■ **Goal of the exercise**: Go through the data below and copy it exactly, skipping every picture.

____________________

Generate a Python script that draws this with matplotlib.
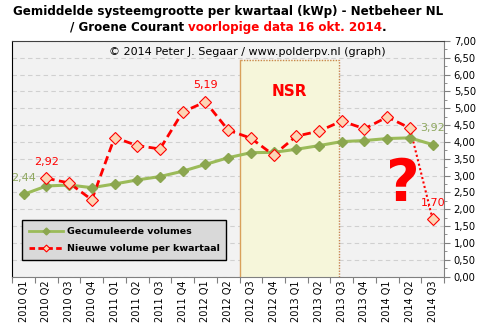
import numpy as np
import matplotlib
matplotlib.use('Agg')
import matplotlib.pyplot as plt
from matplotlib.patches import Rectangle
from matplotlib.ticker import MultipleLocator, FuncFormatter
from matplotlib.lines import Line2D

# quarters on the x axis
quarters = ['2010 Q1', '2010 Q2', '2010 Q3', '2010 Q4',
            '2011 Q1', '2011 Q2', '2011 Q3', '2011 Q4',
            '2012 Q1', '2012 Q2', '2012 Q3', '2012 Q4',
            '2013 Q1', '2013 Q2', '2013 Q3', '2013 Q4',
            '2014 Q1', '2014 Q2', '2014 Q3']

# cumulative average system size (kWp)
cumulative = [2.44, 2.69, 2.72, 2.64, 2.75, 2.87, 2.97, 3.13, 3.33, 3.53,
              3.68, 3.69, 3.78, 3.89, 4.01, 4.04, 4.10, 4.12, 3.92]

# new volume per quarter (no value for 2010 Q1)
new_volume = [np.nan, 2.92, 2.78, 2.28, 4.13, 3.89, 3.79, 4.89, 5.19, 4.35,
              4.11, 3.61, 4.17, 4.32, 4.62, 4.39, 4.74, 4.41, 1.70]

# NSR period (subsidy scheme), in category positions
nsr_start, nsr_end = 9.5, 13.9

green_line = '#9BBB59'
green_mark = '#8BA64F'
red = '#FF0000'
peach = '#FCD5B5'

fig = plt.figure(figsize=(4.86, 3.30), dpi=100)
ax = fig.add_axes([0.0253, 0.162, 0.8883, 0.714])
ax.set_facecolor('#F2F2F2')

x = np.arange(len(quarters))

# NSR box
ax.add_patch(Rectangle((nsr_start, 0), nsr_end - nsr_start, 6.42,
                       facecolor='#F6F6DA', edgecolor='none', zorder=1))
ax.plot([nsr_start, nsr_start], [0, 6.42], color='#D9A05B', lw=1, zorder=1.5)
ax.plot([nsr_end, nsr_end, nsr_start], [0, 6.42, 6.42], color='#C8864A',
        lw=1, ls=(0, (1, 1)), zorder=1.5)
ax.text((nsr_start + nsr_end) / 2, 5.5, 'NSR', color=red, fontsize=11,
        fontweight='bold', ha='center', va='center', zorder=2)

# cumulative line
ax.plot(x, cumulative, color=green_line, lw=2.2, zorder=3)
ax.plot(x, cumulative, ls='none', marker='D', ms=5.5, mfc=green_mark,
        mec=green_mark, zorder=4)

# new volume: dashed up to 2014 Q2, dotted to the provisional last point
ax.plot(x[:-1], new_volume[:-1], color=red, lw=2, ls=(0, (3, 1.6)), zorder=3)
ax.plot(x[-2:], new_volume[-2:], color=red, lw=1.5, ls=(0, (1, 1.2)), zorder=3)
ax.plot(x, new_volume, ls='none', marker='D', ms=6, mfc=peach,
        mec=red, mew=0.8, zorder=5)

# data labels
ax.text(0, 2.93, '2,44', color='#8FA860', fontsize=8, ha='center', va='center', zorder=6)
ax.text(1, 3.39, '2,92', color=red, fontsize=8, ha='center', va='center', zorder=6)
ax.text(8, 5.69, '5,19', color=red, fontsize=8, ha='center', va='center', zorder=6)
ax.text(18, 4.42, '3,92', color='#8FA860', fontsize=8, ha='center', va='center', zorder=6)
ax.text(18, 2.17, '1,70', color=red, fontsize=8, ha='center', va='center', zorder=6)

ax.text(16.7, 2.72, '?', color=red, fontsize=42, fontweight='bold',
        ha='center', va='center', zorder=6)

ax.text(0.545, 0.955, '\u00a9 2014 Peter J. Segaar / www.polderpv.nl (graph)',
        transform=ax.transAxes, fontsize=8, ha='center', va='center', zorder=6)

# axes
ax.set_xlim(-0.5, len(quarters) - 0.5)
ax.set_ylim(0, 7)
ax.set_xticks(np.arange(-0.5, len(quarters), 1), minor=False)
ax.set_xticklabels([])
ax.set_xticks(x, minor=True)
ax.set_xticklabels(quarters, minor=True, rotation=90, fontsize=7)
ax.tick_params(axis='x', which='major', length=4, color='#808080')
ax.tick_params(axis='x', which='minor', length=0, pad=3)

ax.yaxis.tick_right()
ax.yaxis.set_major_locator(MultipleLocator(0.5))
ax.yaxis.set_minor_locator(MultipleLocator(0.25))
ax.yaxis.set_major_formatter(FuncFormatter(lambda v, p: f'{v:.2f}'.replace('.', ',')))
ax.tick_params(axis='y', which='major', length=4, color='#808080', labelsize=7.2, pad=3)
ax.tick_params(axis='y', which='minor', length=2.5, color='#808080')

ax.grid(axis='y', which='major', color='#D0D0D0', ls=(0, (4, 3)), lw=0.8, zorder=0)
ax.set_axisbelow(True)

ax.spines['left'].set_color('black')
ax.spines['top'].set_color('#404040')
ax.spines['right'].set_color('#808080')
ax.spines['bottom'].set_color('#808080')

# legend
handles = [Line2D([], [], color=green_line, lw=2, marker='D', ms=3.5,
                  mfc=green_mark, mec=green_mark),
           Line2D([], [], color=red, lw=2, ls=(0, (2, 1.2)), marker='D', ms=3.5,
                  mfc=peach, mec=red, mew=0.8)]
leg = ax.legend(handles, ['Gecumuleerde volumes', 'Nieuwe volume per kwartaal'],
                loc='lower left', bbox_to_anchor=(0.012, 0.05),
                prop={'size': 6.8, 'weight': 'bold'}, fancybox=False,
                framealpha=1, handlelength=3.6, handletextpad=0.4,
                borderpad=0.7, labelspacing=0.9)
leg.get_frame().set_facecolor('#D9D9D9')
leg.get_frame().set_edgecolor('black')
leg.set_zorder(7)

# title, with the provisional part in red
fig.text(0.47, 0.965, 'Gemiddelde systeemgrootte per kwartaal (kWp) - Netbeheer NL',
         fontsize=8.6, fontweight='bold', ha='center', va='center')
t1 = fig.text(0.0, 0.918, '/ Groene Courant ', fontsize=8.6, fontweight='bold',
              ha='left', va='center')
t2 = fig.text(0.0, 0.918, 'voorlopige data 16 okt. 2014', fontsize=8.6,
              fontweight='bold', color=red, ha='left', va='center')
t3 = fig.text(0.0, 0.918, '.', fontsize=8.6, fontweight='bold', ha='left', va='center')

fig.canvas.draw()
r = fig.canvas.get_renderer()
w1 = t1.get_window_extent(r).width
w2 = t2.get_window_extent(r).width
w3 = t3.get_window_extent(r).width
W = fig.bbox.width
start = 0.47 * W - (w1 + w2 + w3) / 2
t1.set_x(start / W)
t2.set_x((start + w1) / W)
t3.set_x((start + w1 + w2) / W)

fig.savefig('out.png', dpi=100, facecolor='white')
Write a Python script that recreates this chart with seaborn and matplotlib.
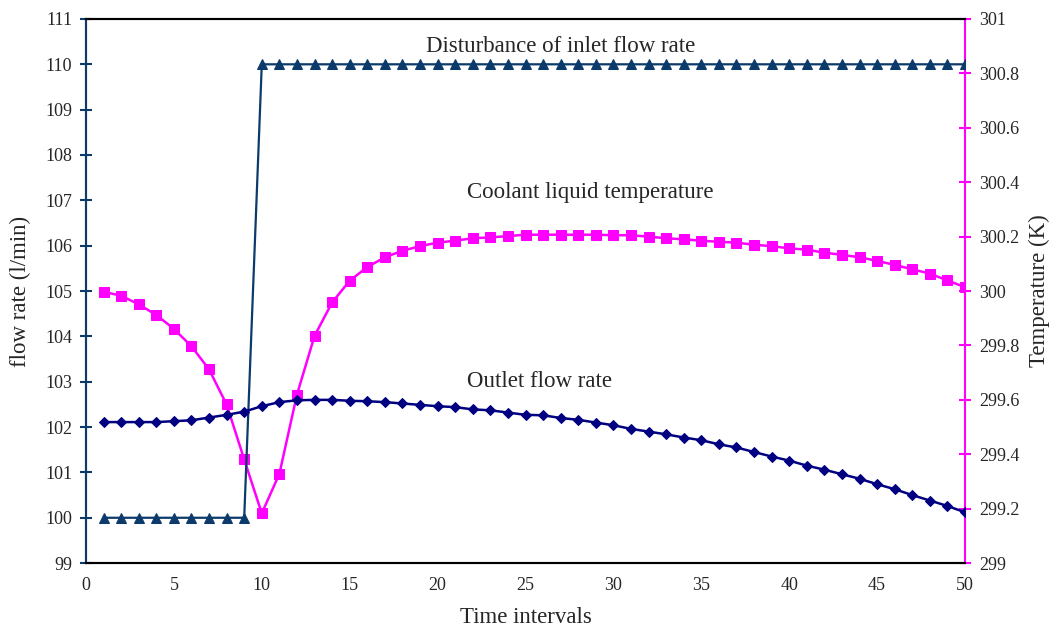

____________________

■ **Task result**:
Generate a Python script that draws this with matplotlib.
import numpy as np
import matplotlib
matplotlib.use('Agg')
import matplotlib.pyplot as plt
from matplotlib.patches import Rectangle
from matplotlib.ticker import MultipleLocator, FuncFormatter
from matplotlib.lines import Line2D

# quarters on the x axis
quarters = ['2010 Q1', '2010 Q2', '2010 Q3', '2010 Q4',
            '2011 Q1', '2011 Q2', '2011 Q3', '2011 Q4',
            '2012 Q1', '2012 Q2', '2012 Q3', '2012 Q4',
            '2013 Q1', '2013 Q2', '2013 Q3', '2013 Q4',
            '2014 Q1', '2014 Q2', '2014 Q3']

# cumulative average system size (kWp)
cumulative = [2.44, 2.69, 2.72, 2.64, 2.75, 2.87, 2.97, 3.13, 3.33, 3.53,
              3.68, 3.69, 3.78, 3.89, 4.01, 4.04, 4.10, 4.12, 3.92]

# new volume per quarter (no value for 2010 Q1)
new_volume = [np.nan, 2.92, 2.78, 2.28, 4.13, 3.89, 3.79, 4.89, 5.19, 4.35,
              4.11, 3.61, 4.17, 4.32, 4.62, 4.39, 4.74, 4.41, 1.70]

# NSR period (subsidy scheme), in category positions
nsr_start, nsr_end = 9.5, 13.9

green_line = '#9BBB59'
green_mark = '#8BA64F'
red = '#FF0000'
peach = '#FCD5B5'

fig = plt.figure(figsize=(4.86, 3.30), dpi=100)
ax = fig.add_axes([0.0253, 0.162, 0.8883, 0.714])
ax.set_facecolor('#F2F2F2')

x = np.arange(len(quarters))

# NSR box
ax.add_patch(Rectangle((nsr_start, 0), nsr_end - nsr_start, 6.42,
                       facecolor='#F6F6DA', edgecolor='none', zorder=1))
ax.plot([nsr_start, nsr_start], [0, 6.42], color='#D9A05B', lw=1, zorder=1.5)
ax.plot([nsr_end, nsr_end, nsr_start], [0, 6.42, 6.42], color='#C8864A',
        lw=1, ls=(0, (1, 1)), zorder=1.5)
ax.text((nsr_start + nsr_end) / 2, 5.5, 'NSR', color=red, fontsize=11,
        fontweight='bold', ha='center', va='center', zorder=2)

# cumulative line
ax.plot(x, cumulative, color=green_line, lw=2.2, zorder=3)
ax.plot(x, cumulative, ls='none', marker='D', ms=5.5, mfc=green_mark,
        mec=green_mark, zorder=4)

# new volume: dashed up to 2014 Q2, dotted to the provisional last point
ax.plot(x[:-1], new_volume[:-1], color=red, lw=2, ls=(0, (3, 1.6)), zorder=3)
ax.plot(x[-2:], new_volume[-2:], color=red, lw=1.5, ls=(0, (1, 1.2)), zorder=3)
ax.plot(x, new_volume, ls='none', marker='D', ms=6, mfc=peach,
        mec=red, mew=0.8, zorder=5)

# data labels
ax.text(0, 2.93, '2,44', color='#8FA860', fontsize=8, ha='center', va='center', zorder=6)
ax.text(1, 3.39, '2,92', color=red, fontsize=8, ha='center', va='center', zorder=6)
ax.text(8, 5.69, '5,19', color=red, fontsize=8, ha='center', va='center', zorder=6)
ax.text(18, 4.42, '3,92', color='#8FA860', fontsize=8, ha='center', va='center', zorder=6)
ax.text(18, 2.17, '1,70', color=red, fontsize=8, ha='center', va='center', zorder=6)

ax.text(16.7, 2.72, '?', color=red, fontsize=42, fontweight='bold',
        ha='center', va='center', zorder=6)

ax.text(0.545, 0.955, '\u00a9 2014 Peter J. Segaar / www.polderpv.nl (graph)',
        transform=ax.transAxes, fontsize=8, ha='center', va='center', zorder=6)

# axes
ax.set_xlim(-0.5, len(quarters) - 0.5)
ax.set_ylim(0, 7)
ax.set_xticks(np.arange(-0.5, len(quarters), 1), minor=False)
ax.set_xticklabels([])
ax.set_xticks(x, minor=True)
ax.set_xticklabels(quarters, minor=True, rotation=90, fontsize=7)
ax.tick_params(axis='x', which='major', length=4, color='#808080')
ax.tick_params(axis='x', which='minor', length=0, pad=3)

ax.yaxis.tick_right()
ax.yaxis.set_major_locator(MultipleLocator(0.5))
ax.yaxis.set_minor_locator(MultipleLocator(0.25))
ax.yaxis.set_major_formatter(FuncFormatter(lambda v, p: f'{v:.2f}'.replace('.', ',')))
ax.tick_params(axis='y', which='major', length=4, color='#808080', labelsize=7.2, pad=3)
ax.tick_params(axis='y', which='minor', length=2.5, color='#808080')

ax.grid(axis='y', which='major', color='#D0D0D0', ls=(0, (4, 3)), lw=0.8, zorder=0)
ax.set_axisbelow(True)

ax.spines['left'].set_color('black')
ax.spines['top'].set_color('#404040')
ax.spines['right'].set_color('#808080')
ax.spines['bottom'].set_color('#808080')

# legend
handles = [Line2D([], [], color=green_line, lw=2, marker='D', ms=3.5,
                  mfc=green_mark, mec=green_mark),
           Line2D([], [], color=red, lw=2, ls=(0, (2, 1.2)), marker='D', ms=3.5,
                  mfc=peach, mec=red, mew=0.8)]
leg = ax.legend(handles, ['Gecumuleerde volumes', 'Nieuwe volume per kwartaal'],
                loc='lower left', bbox_to_anchor=(0.012, 0.05),
                prop={'size': 6.8, 'weight': 'bold'}, fancybox=False,
                framealpha=1, handlelength=3.6, handletextpad=0.4,
                borderpad=0.7, labelspacing=0.9)
leg.get_frame().set_facecolor('#D9D9D9')
leg.get_frame().set_edgecolor('black')
leg.set_zorder(7)

# title, with the provisional part in red
fig.text(0.47, 0.965, 'Gemiddelde systeemgrootte per kwartaal (kWp) - Netbeheer NL',
         fontsize=8.6, fontweight='bold', ha='center', va='center')
t1 = fig.text(0.0, 0.918, '/ Groene Courant ', fontsize=8.6, fontweight='bold',
              ha='left', va='center')
t2 = fig.text(0.0, 0.918, 'voorlopige data 16 okt. 2014', fontsize=8.6,
              fontweight='bold', color=red, ha='left', va='center')
t3 = fig.text(0.0, 0.918, '.', fontsize=8.6, fontweight='bold', ha='left', va='center')

fig.canvas.draw()
r = fig.canvas.get_renderer()
w1 = t1.get_window_extent(r).width
w2 = t2.get_window_extent(r).width
w3 = t3.get_window_extent(r).width
W = fig.bbox.width
start = 0.47 * W - (w1 + w2 + w3) / 2
t1.set_x(start / W)
t2.set_x((start + w1) / W)
t3.set_x((start + w1 + w2) / W)

fig.savefig('out.png', dpi=100, facecolor='white')
Write a Python script that recreates this chart with seaborn and matplotlib.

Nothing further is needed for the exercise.